|TALLAHASSEE, FL -
January 16, 2013 |
Published in Ocala Star Banner on Wednesday, January 16, 2013 at 9:32 a.m.
After seeing their trauma center proposals get shelved, two hospitals in Miami’s Jackson Health System have filed legal challenges contending that the Florida Department of Health has made “selective” decisions about allowing new trauma facilities.
Jackson North Medical Center and Jackson South Community Hospital filed petitions this month with the department seeking a hearing before an administrative law judge. The petitions are the latest chapter in a series of legal fights about the department’s handling of trauma-center applications.
The Jackson hospitals submitted trauma-center applications last March but received notice in mid-December that they would not be approved until the department drew up a new rule for deciding whether to allow new trauma centers. An administrative law judge found in 2011 that the agency had been using an invalid rule — a decision the 1st District Court of Appeal upheld in November.
In the petitions, the Jackson hospitals say the department approved a trauma center application for Ocala Regional Medical Center on Dec. 7 and also allowed Kendall Regional Medical Center and three other hospitals to open trauma centers in 2011 after the rule was found invalid. The petitions are seeking an administrative law judge to determine that the “selective” approval of what are known as provisional trauma licenses was not legally justified.
“The ultimate facts that will be established at hearing in this matter, are that all provisional licenses issued under the invalid trauma need rule should be revoked and all pending applications or letters of intent to apply to operate trauma centers should similarly be denied, instead of the selective benefit arbitrarily and invalidly conferred on some trauma center applicants by the department,’’ both petitions say.
The department did not respond to a question about why the Ocala Regional trauma center was approved and the Jackson trauma centers were not.
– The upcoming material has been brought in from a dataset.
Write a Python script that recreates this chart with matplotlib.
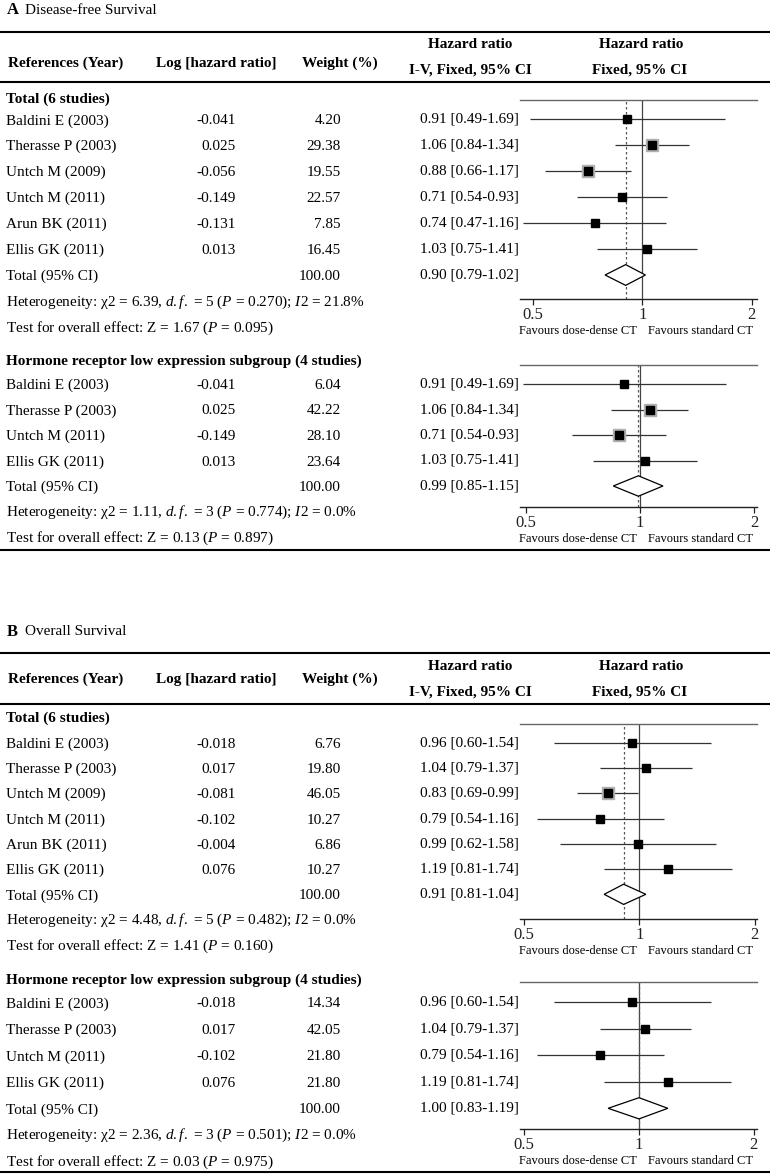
import matplotlib

matplotlib.use("Agg")

import matplotlib.pyplot as plt
from matplotlib.lines import Line2D
from matplotlib.patches import Polygon

plt.rcParams["font.family"] = ["Liberation Serif", "DejaVu Serif"]
plt.rcParams["mathtext.fontset"] = "custom"
plt.rcParams["mathtext.rm"] = "Liberation Serif"
plt.rcParams["mathtext.it"] = "Liberation Serif:italic"
plt.rcParams["mathtext.bf"] = "Liberation Serif:bold"

# ---- data -------------------------------------------------------------
# A: disease-free survival, all studies
dfs_all_studies = ["Baldini E (2003)", "Therasse P (2003)", "Untch M (2009)",
                   "Untch M (2011)", "Arun BK (2011)", "Ellis GK (2011)"]
dfs_all_loghr = ["-0.041", "0.025", "-0.056", "-0.149", "-0.131", "0.013"]
dfs_all_weight = ["4.20", "29.38", "19.55", "22.57", "7.85", "16.45"]
dfs_all_hrtext = ["0.91 [0.49-1.69]", "1.06 [0.84-1.34]", "0.88 [0.66-1.17]",
                  "0.71 [0.54-0.93]", "0.74 [0.47-1.16]", "1.03 [0.75-1.41]"]
# positions as drawn in the original figure (Untch rows appear swapped there)
dfs_all_hr = [0.91, 1.06, 0.71, 0.88, 0.74, 1.03]
dfs_all_lo = [0.49, 0.84, 0.54, 0.66, 0.47, 0.75]
dfs_all_hi = [1.69, 1.34, 0.93, 1.17, 1.16, 1.41]
dfs_all_pooled = [0.90, 0.79, 1.02]
dfs_all_het = ["6.39", "5", "0.270", "21.8%"]
dfs_all_z = ["1.67", "0.095"]

# A: disease-free survival, hormone receptor low expression
dfs_hr_studies = ["Baldini E (2003)", "Therasse P (2003)", "Untch M (2011)", "Ellis GK (2011)"]
dfs_hr_loghr = ["-0.041", "0.025", "-0.149", "0.013"]
dfs_hr_weight = ["6.04", "42.22", "28.10", "23.64"]
dfs_hr_hrtext = ["0.91 [0.49-1.69]", "1.06 [0.84-1.34]", "0.71 [0.54-0.93]", "1.03 [0.75-1.41]"]
dfs_hr_hr = [0.91, 1.06, 0.88, 1.03]
dfs_hr_lo = [0.49, 0.84, 0.66, 0.75]
dfs_hr_hi = [1.69, 1.34, 1.17, 1.41]
dfs_hr_pooled = [0.99, 0.85, 1.15]
dfs_hr_het = ["1.11", "3", "0.774", "0.0%"]
dfs_hr_z = ["0.13", "0.897"]

# B: overall survival, all studies
os_all_studies = dfs_all_studies
os_all_loghr = ["-0.018", "0.017", "-0.081", "-0.102", "-0.004", "0.076"]
os_all_weight = ["6.76", "19.80", "46.05", "10.27", "6.86", "10.27"]
os_all_hrtext = ["0.96 [0.60-1.54]", "1.04 [0.79-1.37]", "0.83 [0.69-0.99]",
                 "0.79 [0.54-1.16]", "0.99 [0.62-1.58]", "1.19 [0.81-1.74]"]
os_all_hr = [0.96, 1.04, 0.83, 0.79, 0.99, 1.19]
os_all_lo = [0.60, 0.79, 0.69, 0.54, 0.62, 0.81]
os_all_hi = [1.54, 1.37, 0.99, 1.16, 1.58, 1.74]
os_all_pooled = [0.91, 0.81, 1.04]
os_all_het = ["4.48", "5", "0.482", "0.0%"]
os_all_z = ["1.41", "0.160"]

# B: overall survival, hormone receptor low expression
os_hr_studies = dfs_hr_studies
os_hr_loghr = ["-0.018", "0.017", "-0.102", "0.076"]
os_hr_weight = ["14.34", "42.05", "21.80", "21.80"]
os_hr_hrtext = ["0.96 [0.60-1.54]", "1.04 [0.79-1.37]", "0.79 [0.54-1.16]", "1.19 [0.81-1.74]"]
os_hr_hr = [0.96, 1.04, 0.79, 1.19]
os_hr_lo = [0.60, 0.79, 0.54, 0.81]
os_hr_hi = [1.54, 1.37, 1.16, 1.74]
os_hr_pooled = [1.00, 0.83, 1.19]
os_hr_het = ["2.36", "3", "0.501", "0.0%"]
os_hr_z = ["0.03", "0.975"]

x_ticks = [0.5, 1, 2]
x_tick_labels = ["0.5", "1", "2"]

# ---- layout helpers (pixel coordinates, origin top-left) --------------
W, H = 770, 1174
fig = plt.figure(figsize=(W / 100, H / 100), dpi=100)
fig.patch.set_facecolor("white")

FS = 11


def fx(x):
    return x / W


def fy(y):
    return 1 - y / H


def put(x, y, s, **kw):
    kw.setdefault("fontsize", FS)
    kw.setdefault("va", "center")
    fig.text(fx(x), fy(y), s, **kw)


def rule(y, lw=1.5):
    fig.add_artist(Line2D([0, 1], [fy(y), fy(y)], transform=fig.transFigure,
                          color="black", linewidth=lw))


def panel_header(title_letter, title, top, col_hdr_y):
    put(7, top - 21.5, title_letter, fontweight="bold", fontsize=12)
    put(25, top - 21.5, title)
    rule(top)
    put(8, top + col_hdr_y, "References (Year)", fontweight="bold")
    put(216, top + col_hdr_y, "Log [hazard ratio]", fontweight="bold", ha="center")
    put(340, top + col_hdr_y, "Weight (%)", fontweight="bold", ha="center")
    put(470, top + 13.3, "Hazard ratio", fontweight="bold", ha="center")
    put(470, top + 38.4, "I-V, Fixed, 95% CI", fontweight="bold", ha="center")
    put(641, top + 13.3, "Hazard ratio", fontweight="bold", ha="center")
    put(640, top + 38.4, "Fixed, 95% CI", fontweight="bold", ha="center")
    rule(top + 50.7)


def section(label, studies, loghr, weight, hrtext, hr, lo, hi, pooled, het, z,
            header_y, row0, sp, ax_top, ax_bottom, x_one, per_doubling, halo):
    n = len(studies)
    put(6, header_y, label, fontweight="bold")
    rows = [row0 + i * sp for i in range(n + 3)]
    for i in range(n):
        put(6, rows[i] + 1.5, studies[i])
        put(236, rows[i] + 1.5, loghr[i], ha="right")
        put(341, rows[i] + 1.5, weight[i], ha="right")
        put(519, rows[i], hrtext[i], ha="right")
    put(6, rows[n] + 1.5, "Total (95% CI)")
    put(341, rows[n] + 1.5, "100.00", ha="right")
    put(519, rows[n], f"{pooled[0]:.2f} [{pooled[1]:.2f}-{pooled[2]:.2f}]", ha="right")
    put(6, rows[n + 1] + 1,
        rf"Heterogeneity: χ2 = {het[0]}, $\mathit{{d.f.}}$ = {het[1]} ($\mathit{{P}}$ = {het[2]}); "
        rf"$\mathit{{I2}}$ = {het[3]}")
    put(6, rows[n + 2] + 1,
        rf"Test for overall effect: Z = {z[0]} ($\mathit{{P}}$ = {z[1]})")

    # forest axes
    x0, x1 = 520, 757
    ax = fig.add_axes([fx(x0), fy(ax_bottom), (x1 - x0) / W, (ax_bottom - ax_top) / H])
    ax.set_xscale("log")
    ax.set_xlim(2 ** ((x0 - x_one) / per_doubling), 2 ** ((x1 - x_one) / per_doubling))
    ax.set_ylim((ax_bottom - row0) / sp, -(row0 - ax_top) / sp)
    ax.patch.set_alpha(0)
    for s in ("left", "right"):
        ax.spines[s].set_visible(False)
    ax.spines["top"].set_color("#666666")
    ax.spines["top"].set_linewidth(1.0)
    ax.spines["bottom"].set_color("#222222")
    ax.spines["bottom"].set_linewidth(1.0)
    ax.set_xticks(x_ticks)
    ax.set_xticklabels(x_tick_labels)
    ax.xaxis.set_minor_locator(matplotlib.ticker.NullLocator())
    ax.tick_params(axis="x", direction="out", length=4, width=0.9, pad=1.5,
                   labelsize=12, colors="#222222")
    ax.set_yticks([])

    ax.axvline(1, color="#444444", linewidth=0.9, zorder=1)
    ax.axvline(pooled[0], color="#555555", linewidth=0.9, linestyle=(0, (2, 2)), zorder=1)

    ys = list(range(n))
    ax.hlines(ys, lo, hi, color="#333333", linewidth=0.9, zorder=2)
    for i in halo:
        ax.plot(hr[i], ys[i], marker="s", markersize=8.5, color="#b0b0b0",
                linestyle="none", zorder=3)
    ax.plot(hr, ys, marker="s", markersize=5.2, color="black", linestyle="none", zorder=4)

    yd = n
    ax.add_patch(Polygon([(pooled[1], yd), (pooled[0], yd - 0.4), (pooled[2], yd),
                          (pooled[0], yd + 0.4)], closed=True, facecolor="white",
                         edgecolor="black", linewidth=0.9, zorder=4))

    fav_y = ax_bottom + 32
    put(637, fav_y, "Favours dose-dense CT", ha="right", fontsize=9)
    put(648, fav_y, "Favours standard CT", ha="left", fontsize=9)


# ---- panel A ------------------------------------------------------------
panel_header("A", "Disease-free Survival", 31.7, 31.6)
section("Total (6 studies)", dfs_all_studies, dfs_all_loghr, dfs_all_weight, dfs_all_hrtext,
        dfs_all_hr, dfs_all_lo, dfs_all_hi, dfs_all_pooled, dfs_all_het, dfs_all_z,
        header_y=99.3, row0=119.3, sp=25.95, ax_top=100, ax_bottom=299.3,
        x_one=642.3, per_doubling=109.5, halo=[1, 2])
section("Hormone receptor low expression subgroup (4 studies)", dfs_hr_studies, dfs_hr_loghr,
        dfs_hr_weight, dfs_hr_hrtext, dfs_hr_hr, dfs_hr_lo, dfs_hr_hi, dfs_hr_pooled,
        dfs_hr_het, dfs_hr_z,
        header_y=361, row0=384, sp=25.5, ax_top=365, ax_bottom=507.3,
        x_one=640, per_doubling=114, halo=[1, 2])
rule(550)

# ---- panel B ------------------------------------------------------------
panel_header("B", "Overall Survival", 653.3, 25.7)
section("Total (6 studies)", os_all_studies, os_all_loghr, os_all_weight, os_all_hrtext,
        os_all_hr, os_all_lo, os_all_hi, os_all_pooled, os_all_het, os_all_z,
        header_y=718.3, row0=742.7, sp=25.27, ax_top=724, ax_bottom=919,
        x_one=639.3, per_doubling=115.5, halo=[2])
section("Hormone receptor low expression subgroup (4 studies)", os_hr_studies, os_hr_loghr,
        os_hr_weight, os_hr_hrtext, os_hr_hr, os_hr_lo, os_hr_hi, os_hr_pooled,
        os_hr_het, os_hr_z,
        header_y=980, row0=1002.3, sp=26.5, ax_top=982.3, ax_bottom=1129,
        x_one=639, per_doubling=114.8, halo=[])
rule(1171.7)

fig.savefig("out.png", dpi=100, facecolor="white")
But Stephen Ecenia, an attorney for the HCA health care chain, which operates Ocala Regional, Kendall Regional and the other three hospitals that have opened trauma centers, said he thinks the Jackson hospitals only have legal “standing” to raise issues about their applications — not the approvals of the other facilities.
Ecenia also questioned whether the Jackson hospitals want to maintain a “closed trauma system rather than an inclusive trauma system.”
“Why a public hospital in Dade County would be spending resources to attack a hospital in Ocala makes no sense to me,” he said.
HCA, which announced in 2010 that it planned to open new trauma centers in the state, has been embroiled in the long-running legal fights. Its applications to open trauma centers at Blake Medical Center in Manatee County, Regional Medical Center Bayonet Point in Pasco County and Orange Park Medical Center in Clay County spurred the initial challenges that led to the department rule being declared invalid.
Four hospitals that have long operated trauma centers — Tampa General Hospital, St. Joseph’s Hospital in Tampa, Bayfront Medical Center in St. Petersburg and Shands Jacksonville Medical Center — launched those challenges, arguing in part that the department rule was outdated.
While an administrative law judge agreed, the department allowed Blake, Regional Medical Center Bayonet Point and Orange Park Medical Center to go ahead with opening trauma centers in late 2011 during an appeal.
HCA argues that opening new trauma centers will expand access for people in more communities. But critics say more trauma centers will siphon patients from existing facilities and create competition for medical specialists, which would drive up costs.
The Jackson petitions allude to such arguments, saying the department’s decisions about the approved trauma centers “illegitimately and without authorization introduce competition for trauma center staff and resources, while limiting arbitrarily and without merit other trauma center applicants’ abilities to compete for the same resources.”
The department’s decision to allow Ocala Regional to open a trauma center also is being targeted in a lawsuit filed in December by Munroe Regional Medical Center, Shands at the University of Florida and Shands Jacksonville. A Leon County circuit judge has scheduled a hearing in that case next month.
Amid the litigation, the department has started the process of creating a revised rule to deal with trauma applications. The department, which will hold a series of public meetings about the issue, announced last week that a team from the American College of Surgeons will review the trauma system and make recommendations.